Тридцать…
Я был не в силах дышать. Я хотел отмотать время назад, вернуться во тьму и спокойствие нашей истории.
Двадцать…
«Дыши, Джуни, дыши!»
Джунипер уже была близка к точке невозврата, как вдруг она вернулась к нам. Показатель содержания кислорода начал расти, сердцебиение участилось, а кожа вновь порозовела. Трейси оставалась рядом с ней. Подойдя к инкубатору, я взглянул на свою дочь. Она все еще была с нами.
Теперь, когда Джуни дышала самостоятельно, ее тело пыталось к этому приспособиться.
У нее регулярно случались внезапные остановки дыхания, когда ее легкие замирали, а также эпизоды брадикардии, при которых ее сердцебиение замедлялось. Иногда это происходило до десяти раз в сутки.
Тем же утром, когда мы с Джуни читали последние главы третьей книги, доктор Радж заглянул к нам на обходе и попытался понять, что вызвало такой сильный приступ. Ей уже сделали рентген грудной клетки. Доктор Радж указал на большой белый участок на снимке с правой стороны.

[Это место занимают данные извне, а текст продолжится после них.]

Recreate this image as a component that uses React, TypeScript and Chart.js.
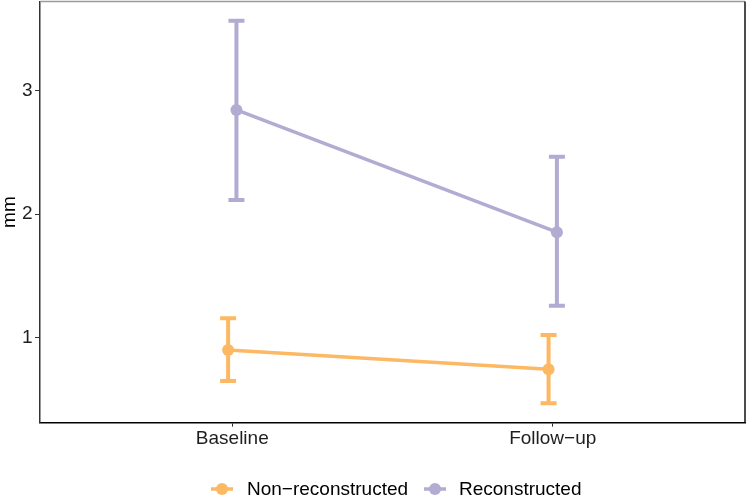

По словам врача, с утра у нее либо случился коллапс легкого, либо вокруг легкого скопилось большое количество жидкости, сдавив его и затруднив дыхание.
Доктор рассказывал о том, что предстоит делать дальше, когда его вдруг прервал тревожный сигнал монитора. Сердцебиение Джунипер и уровень кислорода в ее крови снова начали падать. Трейси приподняла ее, снова надела маску и стала сжимать дыхательный мешок.
— У нее приступ брадикардии, — сказала Трейси.
— Дыхание остановилось? — спросил Радж.
— Да.
Трейси держала над лицом Джунипер дыхательный мешок и наблюдала, как индекс сатурации снова приближается к девяноста.
— Джунипер, — сказала она, — да что с тобой такое?
Несмотря на положительные сдвиги, мы знали, что все равно рискуем ее потерять. Кровяной сгусток полностью не рассосался, а лишь уменьшился в размере. Ее легким до сих пор дополнительно требовался кислород, особенно когда внутри грудной клетки скапливалась жидкость. В течение дня уровень кислорода в ее крови несколько раз поднимался, падал и снова поднимался. Медсестры называли это «кислородным танцем», и мы понимали, что, пока она не окрепнет, танец не прекратится.
В тот день мы с Джуни закончили чтение третьей книги, и она была счастлива (или как бы это назвал неонатолог), когда Гарри и Гермиона использовали Маховик времени, чтобы спасти Клювокрыла от казни, а затем забрались на спину гиппогрифа и в ночи полетели спасать Сириуса от дементоров. Смелые истории спасения всегда были моими любимыми в этой серии книг, и я был уверен, что моя дочь слышала это в моем голосе.
За несколько следующих дней мы прочли и четвертую книгу. В темноте я рассказывал Джунипер истории о ее матери. О том, как в детстве она любила лошадей и как в жаркие летние дни ездила верхом в «Баскин-Роббинс» за мороженым.
Я рассказывал ей о случаях из жизни ее братьев, о преклонении Нэта перед Исааком Ньютоном и восхищении Сэма любым булочником, который снабжал его пончиками.
Однажды, когда мы с Келли сидели рядом с Джунипер, мы поделились с ней кратким списком жизненных правил, который мы с мальчиками составили, когда те росли:
1. Никогда не бить копа.
2. Никогда не называть мать «пьяной шлюхой», как однажды сделал один из друзей Сэма, полагая, что это забавно.
3. Никогда не злить Боба Дилана, потому что он напишет о тебе песню, которая будет настолько хороша, что его презрение будет жить вечно.
Чтобы это доказать, я включил ей «Positively Fourth Street».
Когда я уставал от чтения и уже не мог вспомнить неприличных историй из жизни, я читал наизусть первые двадцать страниц «Рождественской песни» Диккенса. Праздники прошли много месяцев назад, но мне было все равно. Я любил аудиокнигу, записанную Патриком Стюартом, и я регулярно включал ее каждый год, начиная с Дня благодарения. Я помнил большие отрывки и мог подражать различным акцентам и голосам, придуманным Стюартом. Это очень нравилось Келли и мальчикам.
«Начать с того, что Марли был мертв…» — говорил я. Сэм закатывал глаза и продолжал: «Сомневаться в этом не приходилось». Затем подключался Нэт: «Итак, старик Марли был мертв, как гвоздь в притолоке».
Джуни не протестовала, когда я развлекал ее Диккенсом. Она не знала, что на улице лето.